→ **Aim of the exercise**
In the material below, the lines containing the word "with" are required; copy each of them.

→ **Data supplied**
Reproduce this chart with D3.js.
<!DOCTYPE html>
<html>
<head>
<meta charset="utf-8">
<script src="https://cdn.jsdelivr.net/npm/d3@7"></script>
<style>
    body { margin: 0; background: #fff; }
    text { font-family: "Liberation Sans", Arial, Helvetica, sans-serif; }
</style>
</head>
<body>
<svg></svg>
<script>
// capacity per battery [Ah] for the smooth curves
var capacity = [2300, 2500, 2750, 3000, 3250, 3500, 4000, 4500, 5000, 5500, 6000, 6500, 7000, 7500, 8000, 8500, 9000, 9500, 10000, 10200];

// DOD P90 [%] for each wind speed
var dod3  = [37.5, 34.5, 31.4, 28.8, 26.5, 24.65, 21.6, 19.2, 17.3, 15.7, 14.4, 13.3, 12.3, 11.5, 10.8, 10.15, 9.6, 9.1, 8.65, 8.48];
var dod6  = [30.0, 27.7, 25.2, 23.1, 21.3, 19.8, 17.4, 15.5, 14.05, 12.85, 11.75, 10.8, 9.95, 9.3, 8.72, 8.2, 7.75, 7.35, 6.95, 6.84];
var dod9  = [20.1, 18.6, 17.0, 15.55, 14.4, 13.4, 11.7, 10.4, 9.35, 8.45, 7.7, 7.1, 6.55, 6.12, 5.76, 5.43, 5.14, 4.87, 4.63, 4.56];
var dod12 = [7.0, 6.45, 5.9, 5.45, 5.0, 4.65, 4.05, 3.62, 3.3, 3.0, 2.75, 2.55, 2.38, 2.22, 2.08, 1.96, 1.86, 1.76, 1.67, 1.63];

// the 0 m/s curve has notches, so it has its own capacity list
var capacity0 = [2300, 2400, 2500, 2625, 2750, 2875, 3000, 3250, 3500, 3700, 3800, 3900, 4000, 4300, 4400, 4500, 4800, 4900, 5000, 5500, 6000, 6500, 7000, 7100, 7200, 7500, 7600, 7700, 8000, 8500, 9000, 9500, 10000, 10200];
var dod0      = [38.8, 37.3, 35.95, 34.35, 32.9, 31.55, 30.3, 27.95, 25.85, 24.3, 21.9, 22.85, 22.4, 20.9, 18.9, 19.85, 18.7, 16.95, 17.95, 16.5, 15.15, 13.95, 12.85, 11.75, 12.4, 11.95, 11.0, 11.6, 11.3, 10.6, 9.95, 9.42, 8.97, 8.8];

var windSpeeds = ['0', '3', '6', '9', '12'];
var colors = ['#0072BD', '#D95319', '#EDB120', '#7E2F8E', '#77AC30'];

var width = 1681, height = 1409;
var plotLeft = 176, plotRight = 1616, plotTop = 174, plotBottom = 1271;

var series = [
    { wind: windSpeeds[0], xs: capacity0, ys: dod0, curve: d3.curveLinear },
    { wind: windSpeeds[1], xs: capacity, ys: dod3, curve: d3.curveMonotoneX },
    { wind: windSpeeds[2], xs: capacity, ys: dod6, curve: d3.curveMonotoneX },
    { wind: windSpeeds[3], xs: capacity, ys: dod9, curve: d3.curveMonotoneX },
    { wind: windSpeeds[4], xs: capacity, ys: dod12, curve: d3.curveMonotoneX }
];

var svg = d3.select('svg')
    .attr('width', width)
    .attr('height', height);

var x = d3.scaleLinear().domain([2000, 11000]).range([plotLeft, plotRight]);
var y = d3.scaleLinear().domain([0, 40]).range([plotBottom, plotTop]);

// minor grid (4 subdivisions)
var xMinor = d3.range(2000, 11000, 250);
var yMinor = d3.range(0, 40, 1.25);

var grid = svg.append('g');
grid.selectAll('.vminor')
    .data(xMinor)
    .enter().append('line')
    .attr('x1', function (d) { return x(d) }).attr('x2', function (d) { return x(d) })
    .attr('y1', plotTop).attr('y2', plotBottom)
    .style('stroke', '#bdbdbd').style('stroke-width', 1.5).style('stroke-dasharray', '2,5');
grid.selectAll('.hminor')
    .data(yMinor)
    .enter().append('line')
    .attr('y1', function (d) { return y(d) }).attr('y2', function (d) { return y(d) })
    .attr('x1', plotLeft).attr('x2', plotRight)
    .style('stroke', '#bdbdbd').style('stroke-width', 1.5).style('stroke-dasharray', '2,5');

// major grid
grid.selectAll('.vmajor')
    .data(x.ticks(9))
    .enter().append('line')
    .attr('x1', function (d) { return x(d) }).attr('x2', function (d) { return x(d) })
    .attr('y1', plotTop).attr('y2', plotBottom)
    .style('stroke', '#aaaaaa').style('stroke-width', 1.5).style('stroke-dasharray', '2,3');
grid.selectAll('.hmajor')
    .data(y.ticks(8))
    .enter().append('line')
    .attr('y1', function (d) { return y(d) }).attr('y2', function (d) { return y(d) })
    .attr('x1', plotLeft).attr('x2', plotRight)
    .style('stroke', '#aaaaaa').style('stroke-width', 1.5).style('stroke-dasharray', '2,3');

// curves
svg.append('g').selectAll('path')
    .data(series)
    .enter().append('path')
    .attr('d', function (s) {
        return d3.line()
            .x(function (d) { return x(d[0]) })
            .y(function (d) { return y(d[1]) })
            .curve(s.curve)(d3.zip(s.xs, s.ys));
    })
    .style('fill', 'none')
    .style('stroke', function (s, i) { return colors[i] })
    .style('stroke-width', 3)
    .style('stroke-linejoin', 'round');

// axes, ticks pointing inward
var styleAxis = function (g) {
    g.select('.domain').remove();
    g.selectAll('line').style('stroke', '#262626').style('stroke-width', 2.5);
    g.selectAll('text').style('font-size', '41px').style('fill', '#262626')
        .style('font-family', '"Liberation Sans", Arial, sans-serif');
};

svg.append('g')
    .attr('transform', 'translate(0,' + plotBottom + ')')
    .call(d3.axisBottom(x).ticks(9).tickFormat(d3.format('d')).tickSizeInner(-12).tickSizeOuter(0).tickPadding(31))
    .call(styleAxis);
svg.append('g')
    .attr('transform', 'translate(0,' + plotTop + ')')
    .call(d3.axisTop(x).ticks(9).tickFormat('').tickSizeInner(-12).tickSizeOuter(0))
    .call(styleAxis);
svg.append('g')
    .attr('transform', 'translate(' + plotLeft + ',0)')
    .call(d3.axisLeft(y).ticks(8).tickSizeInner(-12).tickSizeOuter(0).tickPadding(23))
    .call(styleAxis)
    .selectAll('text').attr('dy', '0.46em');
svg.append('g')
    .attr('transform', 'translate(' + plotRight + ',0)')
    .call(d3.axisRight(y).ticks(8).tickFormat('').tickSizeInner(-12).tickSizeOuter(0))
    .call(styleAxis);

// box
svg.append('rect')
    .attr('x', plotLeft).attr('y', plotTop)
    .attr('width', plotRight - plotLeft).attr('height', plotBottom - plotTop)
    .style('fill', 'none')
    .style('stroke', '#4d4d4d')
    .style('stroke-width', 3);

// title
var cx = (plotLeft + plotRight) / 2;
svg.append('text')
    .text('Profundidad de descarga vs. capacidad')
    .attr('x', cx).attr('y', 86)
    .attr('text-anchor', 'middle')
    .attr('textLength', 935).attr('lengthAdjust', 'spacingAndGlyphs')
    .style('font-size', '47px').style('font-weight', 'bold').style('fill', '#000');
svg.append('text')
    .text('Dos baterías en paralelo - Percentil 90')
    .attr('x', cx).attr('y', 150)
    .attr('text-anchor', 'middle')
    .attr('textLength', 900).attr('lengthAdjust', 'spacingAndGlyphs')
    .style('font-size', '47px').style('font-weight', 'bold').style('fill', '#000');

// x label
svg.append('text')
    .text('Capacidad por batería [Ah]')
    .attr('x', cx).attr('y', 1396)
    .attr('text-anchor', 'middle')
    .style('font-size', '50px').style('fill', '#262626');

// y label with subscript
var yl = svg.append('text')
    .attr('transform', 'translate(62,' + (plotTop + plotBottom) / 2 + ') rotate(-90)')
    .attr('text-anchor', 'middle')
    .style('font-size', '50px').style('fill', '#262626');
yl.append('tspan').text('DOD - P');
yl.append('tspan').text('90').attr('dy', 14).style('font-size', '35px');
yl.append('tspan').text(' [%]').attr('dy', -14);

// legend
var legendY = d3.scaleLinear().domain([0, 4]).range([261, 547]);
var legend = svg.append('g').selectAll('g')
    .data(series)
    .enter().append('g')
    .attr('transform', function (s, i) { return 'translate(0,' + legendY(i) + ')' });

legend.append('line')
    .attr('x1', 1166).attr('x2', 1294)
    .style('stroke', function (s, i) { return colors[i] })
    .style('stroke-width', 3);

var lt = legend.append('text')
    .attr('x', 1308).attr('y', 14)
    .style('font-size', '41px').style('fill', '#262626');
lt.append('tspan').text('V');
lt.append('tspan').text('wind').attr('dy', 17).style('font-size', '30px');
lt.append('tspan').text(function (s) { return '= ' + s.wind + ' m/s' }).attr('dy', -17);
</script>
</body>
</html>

...

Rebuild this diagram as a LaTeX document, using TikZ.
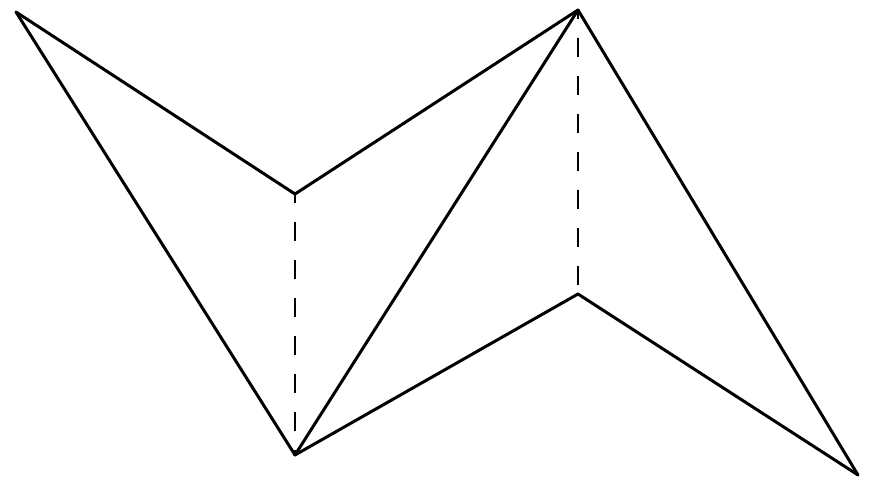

--

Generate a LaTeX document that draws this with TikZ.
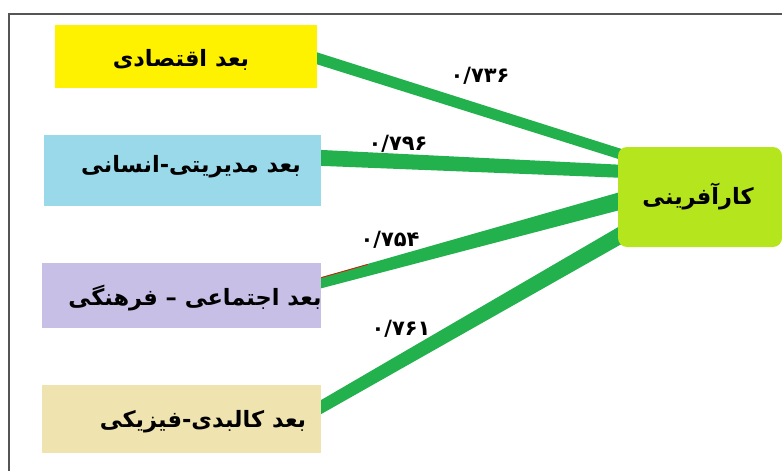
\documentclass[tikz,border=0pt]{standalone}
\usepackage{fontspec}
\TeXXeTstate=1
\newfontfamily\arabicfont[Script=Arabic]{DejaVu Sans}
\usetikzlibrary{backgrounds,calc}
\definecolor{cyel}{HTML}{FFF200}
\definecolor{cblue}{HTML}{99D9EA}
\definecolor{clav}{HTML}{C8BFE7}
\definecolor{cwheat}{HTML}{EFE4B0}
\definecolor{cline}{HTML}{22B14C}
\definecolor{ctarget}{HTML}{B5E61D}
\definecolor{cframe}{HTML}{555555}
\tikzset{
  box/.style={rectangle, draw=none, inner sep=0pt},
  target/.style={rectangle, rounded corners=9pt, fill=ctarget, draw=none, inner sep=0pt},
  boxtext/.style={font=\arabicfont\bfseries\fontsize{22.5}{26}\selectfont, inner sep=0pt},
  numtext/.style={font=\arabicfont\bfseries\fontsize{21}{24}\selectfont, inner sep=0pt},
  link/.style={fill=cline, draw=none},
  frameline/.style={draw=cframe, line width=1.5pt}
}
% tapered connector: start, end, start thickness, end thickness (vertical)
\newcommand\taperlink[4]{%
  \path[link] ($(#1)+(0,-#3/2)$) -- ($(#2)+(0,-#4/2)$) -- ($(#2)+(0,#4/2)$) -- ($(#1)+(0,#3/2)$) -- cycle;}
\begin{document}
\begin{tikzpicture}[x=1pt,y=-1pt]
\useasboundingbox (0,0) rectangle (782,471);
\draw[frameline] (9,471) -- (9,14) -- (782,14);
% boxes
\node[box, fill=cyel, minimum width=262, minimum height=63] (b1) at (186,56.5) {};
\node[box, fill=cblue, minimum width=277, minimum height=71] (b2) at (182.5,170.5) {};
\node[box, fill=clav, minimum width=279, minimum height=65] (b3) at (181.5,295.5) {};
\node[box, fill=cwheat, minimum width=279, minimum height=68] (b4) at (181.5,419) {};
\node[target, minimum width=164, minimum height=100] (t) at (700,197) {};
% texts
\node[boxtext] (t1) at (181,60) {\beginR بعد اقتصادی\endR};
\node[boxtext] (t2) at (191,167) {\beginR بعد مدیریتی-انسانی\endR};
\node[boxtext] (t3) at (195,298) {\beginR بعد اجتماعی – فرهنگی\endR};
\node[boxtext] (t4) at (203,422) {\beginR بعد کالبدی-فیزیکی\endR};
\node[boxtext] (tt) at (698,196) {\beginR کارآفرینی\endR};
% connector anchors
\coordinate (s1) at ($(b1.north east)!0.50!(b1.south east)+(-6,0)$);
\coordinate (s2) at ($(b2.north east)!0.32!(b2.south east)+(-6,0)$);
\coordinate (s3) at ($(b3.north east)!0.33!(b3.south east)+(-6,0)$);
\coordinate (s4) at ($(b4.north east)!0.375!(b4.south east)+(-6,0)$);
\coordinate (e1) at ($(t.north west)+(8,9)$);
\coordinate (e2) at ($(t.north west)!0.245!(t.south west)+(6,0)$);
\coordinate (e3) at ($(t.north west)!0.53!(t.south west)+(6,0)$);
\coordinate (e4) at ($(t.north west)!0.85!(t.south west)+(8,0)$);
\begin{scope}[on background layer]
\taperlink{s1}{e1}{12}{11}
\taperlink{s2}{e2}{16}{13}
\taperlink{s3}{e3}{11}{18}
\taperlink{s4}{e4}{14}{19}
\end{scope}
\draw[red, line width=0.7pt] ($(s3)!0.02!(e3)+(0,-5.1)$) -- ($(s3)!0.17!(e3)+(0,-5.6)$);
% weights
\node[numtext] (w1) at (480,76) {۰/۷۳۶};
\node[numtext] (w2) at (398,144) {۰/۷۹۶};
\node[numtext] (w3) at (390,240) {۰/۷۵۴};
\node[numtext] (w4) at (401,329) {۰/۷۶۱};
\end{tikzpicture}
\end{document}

→ **Correct result**
Reproduce this chart with D3.js.
// y label with subscript
Generate a LaTeX document that draws this with TikZ.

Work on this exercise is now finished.